Les oratoriens, catholiques qui ne doivent pas être confondus avec les jésuites, ont cette vocation de communiquer aux enfants cette soif de poésie, cette part de rêve, tête de pont dans le réel, permettant de tout construire. Cette vision novatrice de l’éducation offrant une image de la société où l’homme a sa place et peut « être » et devenir.
La première fois que Jean-Jacques est arrivé à Juilly en 1947, c’était une académie royale perdue au milieu des champs de betteraves envahis par des lapins. Depuis son départ de Juilly, Roissy s’est installé, s’est développé, il passe un avion au-dessus du blason royal toutes les trois minutes, un autre bruit, un autre vacarme
L’internat devient inaccessible aux finances des familles. Les enfants sont moins nombreux. Les murs royaux avaient accueilli depuis toujours des garçons, l’école s’est ouverte aux filles de la république.

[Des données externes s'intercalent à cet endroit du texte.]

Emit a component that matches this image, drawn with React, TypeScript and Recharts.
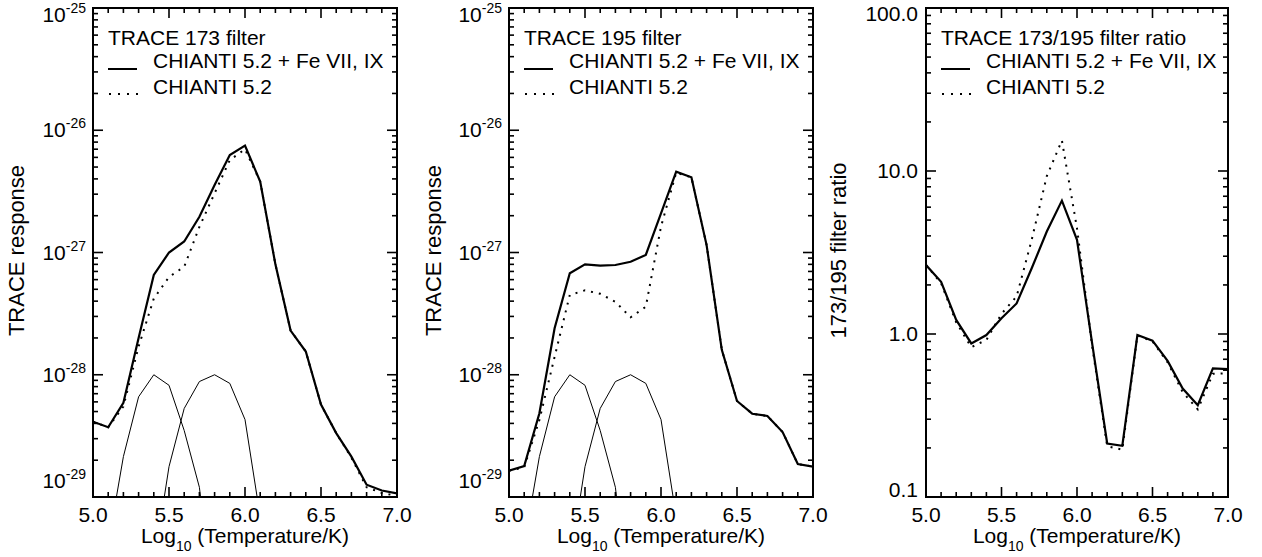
import React from 'react'
import { LineChart, Line, XAxis, YAxis, Legend, Label } from 'recharts'

const FONT = '"Liberation Sans", Arial, Helvetica, sans-serif'

// log10(T/K) grid shared by all three panels
const temps = [5.0, 5.1, 5.2, 5.3, 5.4, 5.5, 5.6, 5.7, 5.8, 5.9, 6.0, 6.1, 6.2, 6.3, 6.4, 6.5, 6.6, 6.7, 6.8, 6.9, 7.0]
const xTickLabels = ['5.0', '5.5', '6.0', '6.5', '7.0']
const responseExponents = ['-29', '-28', '-27', '-26', '-25']
const ratioLabels = ['0.1', '1.0', '10.0', '100.0']
const seriesNames = ['CHIANTI 5.2 + Fe VII, IX', 'CHIANTI 5.2']

// TRACE 173 response
const trace173New = [4.13e-29, 3.72e-29, 5.9e-29, 2.0e-28, 6.55e-28, 1.0e-27, 1.23e-27, 1.96e-27, 3.56e-27, 6.28e-27, 7.48e-27, 3.8e-27, 8.0e-28, 2.3e-28, 1.55e-28, 5.7e-29, 3.33e-29, 2.14e-29, 1.26e-29, 1.13e-29, 1.07e-29]
const trace173Old = [4.13e-29, 3.72e-29, 5.5e-29, 1.7e-28, 4.2e-28, 6.3e-28, 7.65e-28, 1.62e-27, 3.05e-27, 5.7e-27, 7.0e-27, 3.8e-27, 8.0e-28, 2.3e-28, 1.55e-28, 5.7e-29, 3.33e-29, 2.1e-29, 1.2e-29, 1.08e-29, 1.02e-29]

// TRACE 195 response
const trace195New = [1.64e-29, 1.79e-29, 4.84e-29, 2.4e-28, 6.76e-28, 8.0e-28, 7.8e-28, 7.9e-28, 8.4e-28, 9.55e-28, 2.09e-27, 4.58e-27, 4.12e-27, 1.15e-27, 1.6e-28, 6.1e-29, 4.8e-29, 4.6e-29, 3.4e-29, 1.86e-29, 1.77e-29]
const trace195Old = [1.64e-29, 1.75e-29, 4.27e-29, 1.4e-28, 4.5e-28, 4.9e-28, 4.6e-28, 3.95e-28, 2.95e-28, 3.6e-28, 1.63e-27, 4.5e-27, 4.12e-27, 1.15e-27, 1.6e-28, 6.1e-29, 4.8e-29, 4.6e-29, 3.4e-29, 1.86e-29, 1.77e-29]

// thin curves (scaled Fe VII and Fe IX contributions)
const feVII = [null, 4.1e-30, 2.14e-29, 6.6e-29, 1.0e-28, 8.2e-29, 3.5e-29, 1.2e-29, 1.0e-30, null, null, null, null, null, null, null, null, null, null, null, null]
const feIX = [null, null, null, null, 2.8e-30, 1.77e-29, 5.3e-29, 8.8e-29, 1.0e-28, 8.5e-29, 4.3e-29, 6.9e-30, null, null, null, null, null, null, null, null, null]

// 173/195 ratio
const ratioNew = [2.65, 2.09, 1.22, 0.875, 0.985, 1.25, 1.54, 2.53, 4.25, 6.58, 3.78, 0.88, 0.213, 0.206, 0.985, 0.91, 0.684, 0.463, 0.366, 0.615, 0.608]
const ratioOld = [2.65, 2.05, 1.18, 0.83, 0.92, 1.33, 1.7, 3.78, 9.3, 15.4, 4.45, 0.85, 0.205, 0.195, 0.98, 0.9, 0.67, 0.44, 0.345, 0.57, 0.575]

function logTicks(lo: number, hi: number): number[] {
  const out: number[] = []
  for (let e = lo; e < hi; e++) {
    for (let m = 1; m <= 9; m++) out.push(m * Math.pow(10, e))
  }
  out.push(Math.pow(10, hi))
  return out
}

const responseTicks = logTicks(-29, -25)
const ratioTicks = logTicks(-1, 2)

const txt = { fontFamily: FONT, fill: '#000' }
const CHART_H = 557

function decadeIndex(v: number, lo: number): number | null {
  const lg = Math.log10(v)
  const r = Math.round(lg)
  return Math.abs(lg - r) < 1e-6 ? r - lo : null
}

function isHalf(v: number) {
  return Math.abs(v * 2 - Math.round(v * 2)) < 1e-6
}

function renderBottomLabel(props: any) {
  const x = Number(props.x)
  const y = Number(props.y)
  const v = props.payload.value
  if (!isHalf(v)) return <g />
  return (
    <text x={x} y={y + 25} textAnchor="middle" fontSize={21} {...txt}>
      {xTickLabels[Math.round((v - 5) * 2)]}
    </text>
  )
}

function renderLeftLabel(props: any, kind: 'response' | 'ratio', shiftTop: number, shiftBottom: number) {
  const x = Number(props.x)
  const y = Number(props.y)
  const lo = kind === 'response' ? -29 : -1
  const n = kind === 'response' ? 4 : 3
  const dec = decadeIndex(props.payload.value, lo)
  if (dec === null) return <g />
  let by = y + 7
  if (dec === 0) by += shiftBottom
  if (dec === n) by += shiftTop
  if (kind === 'response') {
    return (
      <text x={x - 7} y={by} textAnchor="end" fontSize={21} {...txt}>
        10<tspan dy={-9} fontSize={14}>{responseExponents[dec]}</tspan>
      </text>
    )
  }
  return (
    <text x={x - 8} y={by} textAnchor="end" fontSize={21} {...txt}>
      {ratioLabels[dec]}
    </text>
  )
}

type Box = { l: number; t: number; w: number; h: number }

// inward minor/major tick marks on all four sides of the plot box
function Ticks({ box, yTicks, yLo, yHi }: { box: Box; yTicks: number[]; yLo: number; yHi: number }) {
  const px = (v: number) => box.l + ((v - 5) / 2) * box.w
  const py = (v: number) => box.t + ((Math.log10(yHi) - Math.log10(v)) / (Math.log10(yHi) - Math.log10(yLo))) * box.h
  const b = box.t + box.h
  const r = box.l + box.w
  const segs: React.ReactNode[] = []
  temps.forEach((t, i) => {
    const len = isHalf(t) ? 10 : 5
    const x = px(t)
    segs.push(<line key={'b' + i} x1={x} x2={x} y1={b} y2={b - len} />)
    segs.push(<line key={'t' + i} x1={x} x2={x} y1={box.t} y2={box.t + len} />)
  })
  yTicks.forEach((v, i) => {
    const lg = Math.log10(v)
    const len = Math.abs(lg - Math.round(lg)) < 1e-6 ? 10 : 5
    const y = py(v)
    segs.push(<line key={'l' + i} x1={box.l} x2={box.l + len} y1={y} y2={y} />)
    segs.push(<line key={'r' + i} x1={r} x2={r - len} y1={y} y2={y} />)
  })
  return (
    <svg width={r + 10} height={CHART_H} style={{ position: 'absolute', left: 0, top: 0, pointerEvents: 'none', overflow: 'visible' }}>
      <g stroke="#000" strokeWidth={1.6}>{segs}</g>
    </svg>
  )
}

function PanelLegend({ title }: { title: string }) {
  return (
    <svg width={300} height={100} style={{ display: 'block' }}>
      <text x={0} y={37} fontSize={21} {...txt}>{title}</text>
      <line x1={0} x2={29} y1={61} y2={61} stroke="#000" strokeWidth={2} />
      <text x={45} y={60} fontSize={21} {...txt}>{seriesNames[0]}</text>
      <line x1={1} x2={30} y1={86} y2={86} stroke="#000" strokeWidth={2} strokeDasharray="2 7" />
      <text x={45} y={86} fontSize={21} {...txt}>{seriesNames[1]}</text>
    </svg>
  )
}

interface PanelProps {
  left: number
  width: number
  // plot-area box inside the chart
  margin: { top: number; right: number; bottom: number; left: number }
  kind: 'response' | 'ratio'
  title: string
  yTitle: string
  yTitleOffset: number
  solid: (number | null)[]
  dotted: (number | null)[]
  thin?: boolean
}

function Panel(p: PanelProps) {
  const data = temps.map((t, i) => ({
    t,
    solid: p.solid[i],
    dotted: p.dotted[i],
    fe7: feVII[i],
    fe9: feIX[i],
  }))
  const domain = p.kind === 'response' ? [1e-29, 1e-25] : [0.1, 100]
  const ticks = p.kind === 'response' ? responseTicks : ratioTicks
  const shifts = p.kind === 'response' ? { top: 7, bottom: -16 } : { top: 6, bottom: -7 }
  // axes take 1px each, so trim the margins by that much
  const m = { top: p.margin.top, right: p.margin.right, bottom: p.margin.bottom - 1, left: p.margin.left - 1 }
  const box: Box = {
    l: p.margin.left,
    t: p.margin.top,
    w: p.width - p.margin.left - p.margin.right,
    h: CHART_H - p.margin.top - p.margin.bottom,
  }

  return (
    <div style={{ position: 'absolute', left: p.left, top: 0, width: p.width, height: CHART_H }}>
      <LineChart width={p.width} height={CHART_H} data={data} margin={m}>
        <XAxis
          dataKey="t"
          type="number"
          domain={[5, 7]}
          ticks={temps}
          interval={0}
          allowDataOverflow
          height={1}
          tickSize={0}
          tickMargin={0}
          tickLine={false}
          axisLine={false}
          tick={renderBottomLabel}
        >
          <Label
            content={(lp: any) => {
              const vb = lp.viewBox || {}
              return (
                <text x={vb.x + vb.width / 2} y={vb.y + 46} textAnchor="middle" fontSize={21} {...txt}>
                  Log<tspan dy={8} fontSize={14}>10</tspan>
                  <tspan dy={-8}> (Temperature/K)</tspan>
                </text>
              )
            }}
          />
        </XAxis>
        <YAxis
          type="number"
          scale="log"
          domain={domain}
          ticks={ticks}
          interval={0}
          allowDataOverflow
          width={1}
          tickSize={0}
          tickMargin={0}
          tickLine={false}
          axisLine={false}
          tick={(tp: any) => renderLeftLabel(tp, p.kind, shifts.top, shifts.bottom)}
        >
          <Label
            content={(lp: any) => {
              const vb = lp.viewBox || {}
              const cx = vb.x + vb.width - p.yTitleOffset
              const cy = vb.y + vb.height / 2 - 2
              return (
                <text x={cx} y={cy} transform={`rotate(-90, ${cx}, ${cy})`} textAnchor="middle" fontSize={22} {...txt}>
                  {p.yTitle}
                </text>
              )
            }}
          />
        </YAxis>
        <Legend
          layout="vertical"
          align="center"
          verticalAlign="middle"
          wrapperStyle={{ position: 'absolute', left: p.margin.left + 15, top: p.margin.top, width: 300, height: 100 }}
          content={() => <PanelLegend title={p.title} />}
        />
        {p.thin && (
          <Line type="linear" dataKey="fe7" stroke="#000" strokeWidth={1} dot={false} isAnimationActive={false} legendType="none" />
        )}
        {p.thin && (
          <Line type="linear" dataKey="fe9" stroke="#000" strokeWidth={1} dot={false} isAnimationActive={false} legendType="none" />
        )}
        <Line type="linear" dataKey="dotted" stroke="#000" strokeWidth={2} strokeDasharray="2 6" dot={false} isAnimationActive={false} />
        <Line type="linear" dataKey="solid" stroke="#000" strokeWidth={2.2} dot={false} isAnimationActive={false} />
      </LineChart>
      {/* plot frame, 2px border centred on the plot edges */}
      <div
        style={{
          position: 'absolute',
          left: box.l - 1,
          top: box.t - 1,
          width: box.w - 2,
          height: box.h - 2,
          border: '2px solid #000',
          boxSizing: 'content-box',
          pointerEvents: 'none',
        }}
      />
      <Ticks box={box} yTicks={ticks} yLo={domain[0]} yHi={domain[1]} />
    </div>
  )
}

export default function App() {
  return (
    <div style={{ position: 'absolute', left: 0, top: 0, width: 1262, height: 557, background: '#fff', overflow: 'hidden' }}>
      <Panel
        left={0}
        width={420}
        margin={{ top: 8, right: 23, bottom: 60, left: 93 }}
        kind="response"
        title="TRACE 173 filter"
        yTitle="TRACE response"
        yTitleOffset={69}
        solid={trace173New}
        dotted={trace173Old}
        thin
      />
      <Panel
        left={420}
        width={420}
        margin={{ top: 8, right: 27, bottom: 60, left: 89 }}
        kind="response"
        title="TRACE 195 filter"
        yTitle="TRACE response"
        yTitleOffset={68}
        solid={trace195New}
        dotted={trace195Old}
        thin
      />
      <Panel
        left={815}
        width={447}
        margin={{ top: 8, right: 34, bottom: 60, left: 111 }}
        kind="ratio"
        title="TRACE 173/195 filter ratio"
        yTitle="173/195 filter ratio"
        yTitleOffset={80}
        solid={ratioNew}
        dotted={ratioOld}
      />
    </div>
  )
}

Un voile noir est jeté après une brillante vie commencée en 1638, peuplée d’enfants qui deviendront des hommes illustres, sages, sauf un. L’ennemi public numéro 1.
Des hommes et des pierres, notre patrimoine national.
Jean-Jacques a raison c’est le diable avec cette Europe qui a tué Juilly.
L’académie royale de Juilly est morte.